◆ **Task instructions**
Copy nothing but the text: reproduce each line of the listing exactly and leave the pictures out.

◆ **Information supplied**
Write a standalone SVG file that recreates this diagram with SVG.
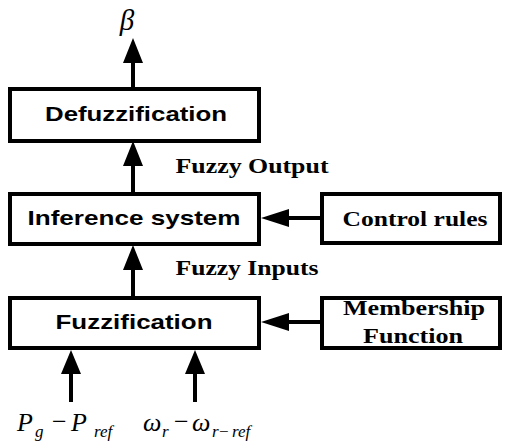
<svg xmlns="http://www.w3.org/2000/svg" width="505" height="443" viewBox="0 0 505 443">
<style>
.box{fill:#fff;stroke:#000;stroke-width:4}
.sans{font-family:"Liberation Sans",Arial,sans-serif;font-weight:bold;font-size:21px;text-anchor:middle}
.serif{font-family:"Liberation Serif","Times New Roman",serif;font-weight:bold;font-size:20px;text-anchor:middle}
.math{font-family:"Liberation Serif","Times New Roman",serif;font-style:italic}
.ln{stroke:#000;stroke-width:4;fill:none}
</style>
<g id="connectors">
<line class="ln" x1="133" y1="89" x2="133" y2="60"/>
<polygon points="133,38 123,63 143,63"/>
<line class="ln" x1="133" y1="194" x2="133" y2="162"/>
<polygon points="133,141 123,166 143,166"/>
<line class="ln" x1="133" y1="298" x2="133" y2="266"/>
<polygon points="133,245 123,270 143,270"/>
<line class="ln" x1="322" y1="218" x2="286" y2="218"/>
<polygon points="261,218 289,209 289,227"/>
<line class="ln" x1="322" y1="322" x2="286" y2="322"/>
<polygon points="261,322 289,313 289,331"/>
<line class="ln" x1="71" y1="402" x2="71" y2="370"/>
<polygon points="71,350 61,374 81,374"/>
<line class="ln" x1="195" y1="402" x2="195" y2="370"/>
<polygon points="195,350 185,374 205,374"/>
</g>
<g id="defuzzification">
<rect class="box" x="10" y="89" width="249" height="52"/>
<text class="sans" x="136" y="121" textLength="182" lengthAdjust="spacingAndGlyphs">Defuzzification</text>
</g>
<g id="inference">
<rect class="box" x="10" y="194" width="249" height="50"/>
<text class="sans" x="134" y="225" textLength="213" lengthAdjust="spacingAndGlyphs">Inference system</text>
</g>
<g id="fuzzification">
<rect class="box" x="10" y="298" width="249" height="50"/>
<text class="sans" x="134" y="329" textLength="157" lengthAdjust="spacingAndGlyphs">Fuzzification</text>
</g>
<g id="control-rules">
<rect class="box" x="322" y="194" width="178" height="49"/>
<text class="serif" x="415" y="226" textLength="145" lengthAdjust="spacingAndGlyphs">Control rules</text>
</g>
<g id="membership">
<rect class="box" x="322" y="298" width="178" height="50"/>
<text class="serif" x="414" y="315" textLength="142" lengthAdjust="spacingAndGlyphs">Membership</text>
<text class="serif" x="413" y="343" textLength="100" lengthAdjust="spacingAndGlyphs">Function</text>
</g>
<g id="labels">
<text class="serif" x="252" y="173" font-size="19" textLength="153" lengthAdjust="spacingAndGlyphs">Fuzzy Output</text>
<text class="serif" x="247" y="275" font-size="19" textLength="143" lengthAdjust="spacingAndGlyphs">Fuzzy Inputs</text>
<text class="math" x="127" y="30" font-size="29" text-anchor="middle">β</text>
<text class="math" font-size="26"><tspan x="17" y="431">P</tspan><tspan x="35" y="437" font-size="17">g</tspan><tspan x="52" y="430" font-style="normal">−</tspan><tspan x="71" y="431">P</tspan><tspan x="94" y="437" font-size="17">ref</tspan><tspan x="143" y="431">ω</tspan><tspan x="162" y="437" font-size="17">r</tspan><tspan x="174" y="430" font-style="normal">−</tspan><tspan x="192" y="431">ω</tspan><tspan x="212" y="437" font-size="17">r</tspan><tspan x="219" y="437" font-size="17" font-style="normal">−</tspan><tspan x="232" y="437" font-size="17">ref</tspan></text>
</g>
</svg>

◆ **Expected answer**
Write a standalone SVG file that recreates this diagram with SVG.
<svg xmlns="http://www.w3.org/2000/svg" width="505" height="443" viewBox="0 0 505 443">
<style>
.box{fill:#fff;stroke:#000;stroke-width:4}
.sans{font-family:"Liberation Sans",Arial,sans-serif;font-weight:bold;font-size:21px;text-anchor:middle}
.serif{font-family:"Liberation Serif","Times New Roman",serif;font-weight:bold;font-size:20px;text-anchor:middle}
.math{font-family:"Liberation Serif","Times New Roman",serif;font-style:italic}
.ln{stroke:#000;stroke-width:4;fill:none}
</style>
<g id="connectors">
<line class="ln" x1="133" y1="89" x2="133" y2="60"/>
<polygon points="133,38 123,63 143,63"/>
<line class="ln" x1="133" y1="194" x2="133" y2="162"/>
<polygon points="133,141 123,166 143,166"/>
<line class="ln" x1="133" y1="298" x2="133" y2="266"/>
<polygon points="133,245 123,270 143,270"/>
<line class="ln" x1="322" y1="218" x2="286" y2="218"/>
<polygon points="261,218 289,209 289,227"/>
<line class="ln" x1="322" y1="322" x2="286" y2="322"/>
<polygon points="261,322 289,313 289,331"/>
<line class="ln" x1="71" y1="402" x2="71" y2="370"/>
<polygon points="71,350 61,374 81,374"/>
<line class="ln" x1="195" y1="402" x2="195" y2="370"/>
<polygon points="195,350 185,374 205,374"/>
</g>
<g id="defuzzification">
<rect class="box" x="10" y="89" width="249" height="52"/>
<text class="sans" x="136" y="121" textLength="182" lengthAdjust="spacingAndGlyphs">Defuzzification</text>
</g>
<g id="inference">
<rect class="box" x="10" y="194" width="249" height="50"/>
<text class="sans" x="134" y="225" textLength="213" lengthAdjust="spacingAndGlyphs">Inference system</text>
</g>
<g id="fuzzification">
<rect class="box" x="10" y="298" width="249" height="50"/>
<text class="sans" x="134" y="329" textLength="157" lengthAdjust="spacingAndGlyphs">Fuzzification</text>
</g>
<g id="control-rules">
<rect class="box" x="322" y="194" width="178" height="49"/>
<text class="serif" x="415" y="226" textLength="145" lengthAdjust="spacingAndGlyphs">Control rules</text>
</g>
<g id="membership">
<rect class="box" x="322" y="298" width="178" height="50"/>
<text class="serif" x="414" y="315" textLength="142" lengthAdjust="spacingAndGlyphs">Membership</text>
<text class="serif" x="413" y="343" textLength="100" lengthAdjust="spacingAndGlyphs">Function</text>
</g>
<g id="labels">
<text class="serif" x="252" y="173" font-size="19" textLength="153" lengthAdjust="spacingAndGlyphs">Fuzzy Output</text>
<text class="serif" x="247" y="275" font-size="19" textLength="143" lengthAdjust="spacingAndGlyphs">Fuzzy Inputs</text>
<text class="math" x="127" y="30" font-size="29" text-anchor="middle">β</text>
<text class="math" font-size="26"><tspan x="17" y="431">P</tspan><tspan x="35" y="437" font-size="17">g</tspan><tspan x="52" y="430" font-style="normal">−</tspan><tspan x="71" y="431">P</tspan><tspan x="94" y="437" font-size="17">ref</tspan><tspan x="143" y="431">ω</tspan><tspan x="162" y="437" font-size="17">r</tspan><tspan x="174" y="430" font-style="normal">−</tspan><tspan x="192" y="431">ω</tspan><tspan x="212" y="437" font-size="17">r</tspan><tspan x="219" y="437" font-size="17" font-style="normal">−</tspan><tspan x="232" y="437" font-size="17">ref</tspan></text>
</g>
</svg>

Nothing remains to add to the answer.